Other than these 2 the rest of the warnings are pointing out async_resets driven from LUTs, BRAM timing might be suboptimal, or input/output delay values which I set myself.
I've also checked DRC warnings, which are few overutilized soft PBlocks or several of this one:
URAM288 mem_reg_uram_0 has CASCADE_ORDER_A (NONE) set to FIRST or NONE, the CAS_IN_ADDR_A[22:0] bus pins should be tied LOW.
It would have been nicer if Vivado would have set it properly after inference, but I doubt if it would cause any problems.
03-15-2021 11:30 AM
03-16-2021 06:48 AM
I don't see anything in the warnings that could be causing the inconsistent results. I'll check in with Syed here.
04-16-2021 11:21 AM
There was no follow up after more than two months, but I might have got a clue regarding the problem.

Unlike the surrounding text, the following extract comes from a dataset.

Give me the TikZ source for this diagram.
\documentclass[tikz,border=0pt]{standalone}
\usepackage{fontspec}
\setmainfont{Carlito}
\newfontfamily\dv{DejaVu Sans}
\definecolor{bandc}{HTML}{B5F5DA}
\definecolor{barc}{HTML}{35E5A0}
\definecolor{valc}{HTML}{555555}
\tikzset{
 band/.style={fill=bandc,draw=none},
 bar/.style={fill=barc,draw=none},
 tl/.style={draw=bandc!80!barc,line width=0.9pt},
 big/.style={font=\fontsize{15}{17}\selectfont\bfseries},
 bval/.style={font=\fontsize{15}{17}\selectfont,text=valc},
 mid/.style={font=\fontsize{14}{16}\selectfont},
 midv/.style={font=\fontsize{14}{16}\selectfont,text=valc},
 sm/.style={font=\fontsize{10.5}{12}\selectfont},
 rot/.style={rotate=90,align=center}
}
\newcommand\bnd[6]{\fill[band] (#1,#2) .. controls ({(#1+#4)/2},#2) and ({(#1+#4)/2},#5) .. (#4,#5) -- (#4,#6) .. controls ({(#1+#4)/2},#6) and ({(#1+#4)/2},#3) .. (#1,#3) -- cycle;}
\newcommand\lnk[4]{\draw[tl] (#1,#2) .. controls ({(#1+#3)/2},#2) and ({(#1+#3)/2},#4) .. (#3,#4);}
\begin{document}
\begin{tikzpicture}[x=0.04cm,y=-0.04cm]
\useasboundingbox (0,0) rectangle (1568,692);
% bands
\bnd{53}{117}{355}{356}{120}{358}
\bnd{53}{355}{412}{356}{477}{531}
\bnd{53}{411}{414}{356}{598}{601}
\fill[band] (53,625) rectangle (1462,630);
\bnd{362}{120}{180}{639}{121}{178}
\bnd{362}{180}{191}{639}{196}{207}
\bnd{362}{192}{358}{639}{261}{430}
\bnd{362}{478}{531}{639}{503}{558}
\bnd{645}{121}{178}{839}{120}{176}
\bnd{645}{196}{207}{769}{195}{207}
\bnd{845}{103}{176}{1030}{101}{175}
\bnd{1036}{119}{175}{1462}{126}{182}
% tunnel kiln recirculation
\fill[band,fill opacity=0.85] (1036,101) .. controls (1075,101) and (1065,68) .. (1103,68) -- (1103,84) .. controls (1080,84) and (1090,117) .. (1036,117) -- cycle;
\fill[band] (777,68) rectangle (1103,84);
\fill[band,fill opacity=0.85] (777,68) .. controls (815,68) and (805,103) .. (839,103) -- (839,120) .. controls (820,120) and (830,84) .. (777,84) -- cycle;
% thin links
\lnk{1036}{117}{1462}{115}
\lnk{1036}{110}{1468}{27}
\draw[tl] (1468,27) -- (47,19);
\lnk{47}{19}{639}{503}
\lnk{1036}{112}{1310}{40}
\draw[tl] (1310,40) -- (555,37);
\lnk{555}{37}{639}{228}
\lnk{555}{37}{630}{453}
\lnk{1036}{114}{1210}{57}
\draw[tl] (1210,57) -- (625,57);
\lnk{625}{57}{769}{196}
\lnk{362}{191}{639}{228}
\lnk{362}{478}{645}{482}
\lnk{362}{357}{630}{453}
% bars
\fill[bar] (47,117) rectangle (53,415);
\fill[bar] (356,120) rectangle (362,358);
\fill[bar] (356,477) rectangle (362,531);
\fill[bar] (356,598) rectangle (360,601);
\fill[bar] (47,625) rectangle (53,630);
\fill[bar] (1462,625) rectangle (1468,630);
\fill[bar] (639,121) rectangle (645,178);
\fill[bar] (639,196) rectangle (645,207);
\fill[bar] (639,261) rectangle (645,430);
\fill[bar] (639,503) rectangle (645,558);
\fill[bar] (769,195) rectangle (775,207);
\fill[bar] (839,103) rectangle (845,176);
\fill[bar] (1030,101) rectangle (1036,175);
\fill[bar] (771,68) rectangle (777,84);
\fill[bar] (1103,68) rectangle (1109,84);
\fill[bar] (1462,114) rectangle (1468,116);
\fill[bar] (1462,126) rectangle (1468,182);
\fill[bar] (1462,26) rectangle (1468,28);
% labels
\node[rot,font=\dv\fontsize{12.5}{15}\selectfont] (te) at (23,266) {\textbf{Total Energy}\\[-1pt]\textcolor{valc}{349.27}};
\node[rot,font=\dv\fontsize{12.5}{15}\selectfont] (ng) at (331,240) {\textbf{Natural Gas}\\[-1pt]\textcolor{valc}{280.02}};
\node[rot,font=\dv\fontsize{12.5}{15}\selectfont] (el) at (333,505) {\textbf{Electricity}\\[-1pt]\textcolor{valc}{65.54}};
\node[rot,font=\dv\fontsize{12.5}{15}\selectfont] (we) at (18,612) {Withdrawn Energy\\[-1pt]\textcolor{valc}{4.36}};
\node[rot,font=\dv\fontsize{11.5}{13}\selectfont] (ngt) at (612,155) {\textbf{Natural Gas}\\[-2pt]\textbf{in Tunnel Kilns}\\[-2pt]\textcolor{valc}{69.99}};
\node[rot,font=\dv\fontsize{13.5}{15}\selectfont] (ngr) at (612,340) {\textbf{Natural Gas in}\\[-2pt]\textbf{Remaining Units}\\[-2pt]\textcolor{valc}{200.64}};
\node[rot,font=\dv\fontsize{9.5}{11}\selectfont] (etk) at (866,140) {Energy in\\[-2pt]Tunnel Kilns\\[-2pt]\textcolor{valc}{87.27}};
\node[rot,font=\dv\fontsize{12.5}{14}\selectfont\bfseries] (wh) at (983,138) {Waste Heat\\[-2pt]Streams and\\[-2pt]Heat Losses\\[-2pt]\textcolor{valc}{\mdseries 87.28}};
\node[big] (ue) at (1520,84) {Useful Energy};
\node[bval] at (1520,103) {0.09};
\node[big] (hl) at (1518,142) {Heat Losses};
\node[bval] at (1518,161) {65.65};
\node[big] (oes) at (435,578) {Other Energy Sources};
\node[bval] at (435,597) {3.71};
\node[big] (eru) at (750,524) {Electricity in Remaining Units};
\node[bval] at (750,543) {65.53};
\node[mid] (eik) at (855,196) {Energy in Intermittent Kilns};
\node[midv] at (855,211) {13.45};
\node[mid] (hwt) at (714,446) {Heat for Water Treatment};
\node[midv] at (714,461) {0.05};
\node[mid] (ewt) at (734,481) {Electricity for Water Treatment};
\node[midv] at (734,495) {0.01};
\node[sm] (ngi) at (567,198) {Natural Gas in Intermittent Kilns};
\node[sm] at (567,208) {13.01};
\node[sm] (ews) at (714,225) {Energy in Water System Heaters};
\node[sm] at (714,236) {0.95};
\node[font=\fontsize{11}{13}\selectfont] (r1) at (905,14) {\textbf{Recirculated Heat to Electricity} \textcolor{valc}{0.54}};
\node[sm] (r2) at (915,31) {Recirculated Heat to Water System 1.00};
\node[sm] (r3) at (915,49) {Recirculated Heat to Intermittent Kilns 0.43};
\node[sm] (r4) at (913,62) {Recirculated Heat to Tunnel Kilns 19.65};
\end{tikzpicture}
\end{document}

There is a set of warnings that didn't make any sense and it showed up for some builds and not always (I've put one instance, the others are just different bit in the same register or similar registers). The warning is referring to a module inside corundum (https://github.com/corundum/corundum) that I use as a part of my project:
Phase 1.2 IO Placement/ Clock Placement/ Build Placer Device WARNING: [Place 30-439] A collection of cells which have restrictive placement or routing requirements has some cells within some area groups and some cells outside. This is likely to cause placement problems. The cells involved are "core_inst/pcie_controller_inst/virtual_ports.corundum_inst/iface.interface_inst/port.port_inst/rx_checksum_inst/genblk1.sum_reg_reg_i_1" "core_inst/pcie_controller_inst/rx_checksum_inst/genblk1.sum_reg_reg_i_1" "core_inst/pcie_controller_inst/rx_checksum_inst/genblk1.sum_reg_reg_i_1" in Carry-chain. The area groups involved are "Corundum_pblock" ...

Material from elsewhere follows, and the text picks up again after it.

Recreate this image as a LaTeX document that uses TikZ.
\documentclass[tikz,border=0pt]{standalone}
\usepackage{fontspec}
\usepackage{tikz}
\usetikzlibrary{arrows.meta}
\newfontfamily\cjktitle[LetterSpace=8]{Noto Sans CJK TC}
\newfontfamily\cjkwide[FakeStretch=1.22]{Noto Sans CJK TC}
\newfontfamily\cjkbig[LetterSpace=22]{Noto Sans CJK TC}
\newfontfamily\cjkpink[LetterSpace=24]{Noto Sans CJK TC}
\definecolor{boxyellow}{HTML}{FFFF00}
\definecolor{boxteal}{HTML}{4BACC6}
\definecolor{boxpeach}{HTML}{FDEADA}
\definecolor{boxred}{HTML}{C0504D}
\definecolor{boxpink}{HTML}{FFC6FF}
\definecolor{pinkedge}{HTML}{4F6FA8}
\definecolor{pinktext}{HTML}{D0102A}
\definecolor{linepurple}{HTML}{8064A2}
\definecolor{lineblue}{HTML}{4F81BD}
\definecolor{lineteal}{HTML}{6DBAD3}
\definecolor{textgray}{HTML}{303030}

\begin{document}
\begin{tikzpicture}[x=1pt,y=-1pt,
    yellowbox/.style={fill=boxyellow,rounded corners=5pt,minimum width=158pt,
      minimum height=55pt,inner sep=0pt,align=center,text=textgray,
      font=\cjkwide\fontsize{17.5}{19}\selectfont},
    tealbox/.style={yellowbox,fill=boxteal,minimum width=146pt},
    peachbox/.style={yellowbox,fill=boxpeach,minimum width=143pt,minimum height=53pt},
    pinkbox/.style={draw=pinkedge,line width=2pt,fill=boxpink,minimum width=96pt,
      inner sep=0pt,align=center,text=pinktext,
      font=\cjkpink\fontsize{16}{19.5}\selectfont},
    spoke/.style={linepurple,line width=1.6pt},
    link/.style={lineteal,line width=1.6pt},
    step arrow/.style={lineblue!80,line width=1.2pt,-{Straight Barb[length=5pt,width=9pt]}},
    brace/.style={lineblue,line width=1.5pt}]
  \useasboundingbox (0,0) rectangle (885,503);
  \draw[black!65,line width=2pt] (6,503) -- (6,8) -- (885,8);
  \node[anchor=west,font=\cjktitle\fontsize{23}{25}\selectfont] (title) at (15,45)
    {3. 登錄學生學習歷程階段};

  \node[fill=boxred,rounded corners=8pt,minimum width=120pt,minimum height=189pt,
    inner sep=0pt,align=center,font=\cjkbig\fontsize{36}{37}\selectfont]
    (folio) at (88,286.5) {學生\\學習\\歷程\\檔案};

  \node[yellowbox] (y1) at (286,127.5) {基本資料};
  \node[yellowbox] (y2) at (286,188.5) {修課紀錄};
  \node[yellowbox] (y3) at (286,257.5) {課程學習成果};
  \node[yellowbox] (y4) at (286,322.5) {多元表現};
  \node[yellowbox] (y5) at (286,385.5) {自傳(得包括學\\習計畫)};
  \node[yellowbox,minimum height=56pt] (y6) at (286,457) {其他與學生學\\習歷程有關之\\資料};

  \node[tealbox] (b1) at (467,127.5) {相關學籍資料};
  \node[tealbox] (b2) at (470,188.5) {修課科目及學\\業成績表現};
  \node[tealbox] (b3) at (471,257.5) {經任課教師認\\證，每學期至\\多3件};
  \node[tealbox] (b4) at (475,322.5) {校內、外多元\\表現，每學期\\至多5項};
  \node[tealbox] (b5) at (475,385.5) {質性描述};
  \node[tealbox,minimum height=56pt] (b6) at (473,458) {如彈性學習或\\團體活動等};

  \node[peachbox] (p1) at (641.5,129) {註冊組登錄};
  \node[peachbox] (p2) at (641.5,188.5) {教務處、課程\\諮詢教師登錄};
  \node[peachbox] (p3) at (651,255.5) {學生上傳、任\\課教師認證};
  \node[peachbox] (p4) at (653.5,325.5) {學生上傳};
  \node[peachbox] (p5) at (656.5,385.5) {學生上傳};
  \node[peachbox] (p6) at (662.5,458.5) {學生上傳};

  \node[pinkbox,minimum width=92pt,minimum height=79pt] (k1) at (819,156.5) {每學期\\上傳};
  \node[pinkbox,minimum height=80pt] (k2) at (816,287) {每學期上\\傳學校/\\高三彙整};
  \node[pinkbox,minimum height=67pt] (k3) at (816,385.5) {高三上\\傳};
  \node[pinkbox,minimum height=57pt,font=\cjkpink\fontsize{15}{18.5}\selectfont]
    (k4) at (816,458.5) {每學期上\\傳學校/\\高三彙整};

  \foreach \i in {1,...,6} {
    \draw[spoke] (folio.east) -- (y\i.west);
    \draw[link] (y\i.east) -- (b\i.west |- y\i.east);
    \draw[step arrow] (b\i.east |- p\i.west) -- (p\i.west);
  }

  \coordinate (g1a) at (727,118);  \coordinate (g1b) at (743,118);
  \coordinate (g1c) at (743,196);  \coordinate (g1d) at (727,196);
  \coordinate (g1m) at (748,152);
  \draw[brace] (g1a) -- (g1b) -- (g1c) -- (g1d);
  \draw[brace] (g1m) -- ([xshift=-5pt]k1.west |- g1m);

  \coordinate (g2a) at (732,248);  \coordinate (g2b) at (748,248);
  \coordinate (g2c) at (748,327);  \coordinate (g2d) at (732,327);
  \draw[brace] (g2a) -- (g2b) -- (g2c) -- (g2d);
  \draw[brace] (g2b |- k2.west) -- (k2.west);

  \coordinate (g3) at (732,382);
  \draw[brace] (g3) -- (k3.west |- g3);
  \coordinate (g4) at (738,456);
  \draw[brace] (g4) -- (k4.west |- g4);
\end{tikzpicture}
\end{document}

The corundum build by itself does not show this warning, but since I have a pblock for corundum it seems to be triggering this problem. The warning message makes no sense, and I even tried putting a rule in xdc to include all replicated cells from corundum and keep them in that pblock, to no avail. I also tried resizing the pblocks to get rid of this warning, again to no avail. Since the project was working in deployment and the warning was not consistent I gave up on it.
The interesting part is I noticed that warning was present in the inconsistent builds. But recently I updated corundum, and the warnings are gone, and builds seems to be consistent. The confusing part is the module mentioned in the warning was not changed at all, and some modules in the adjacent pblock were mostly changed (pcie dma modules).

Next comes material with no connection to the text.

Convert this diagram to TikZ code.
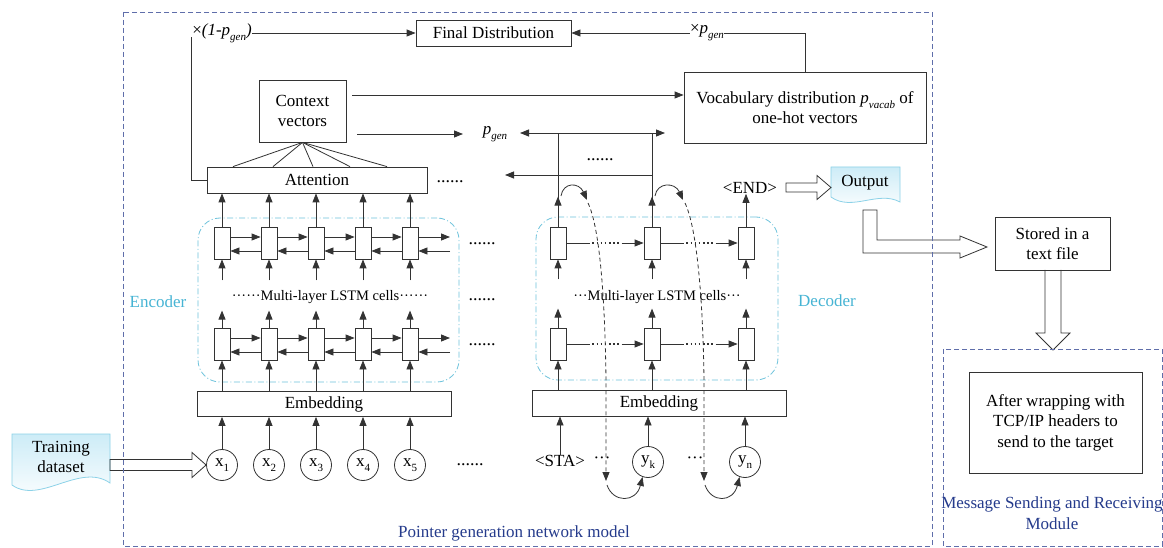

@dsheils I'm wondering if there is a way to get insight into that warning if it shows up again, because the warning itself was misleading. Something which is more verbose on what placer is trying to do that causes the problem, leading to inconsistent fast optimization results which is perplexing! I couldn't find any documentation or forum posts about this warning.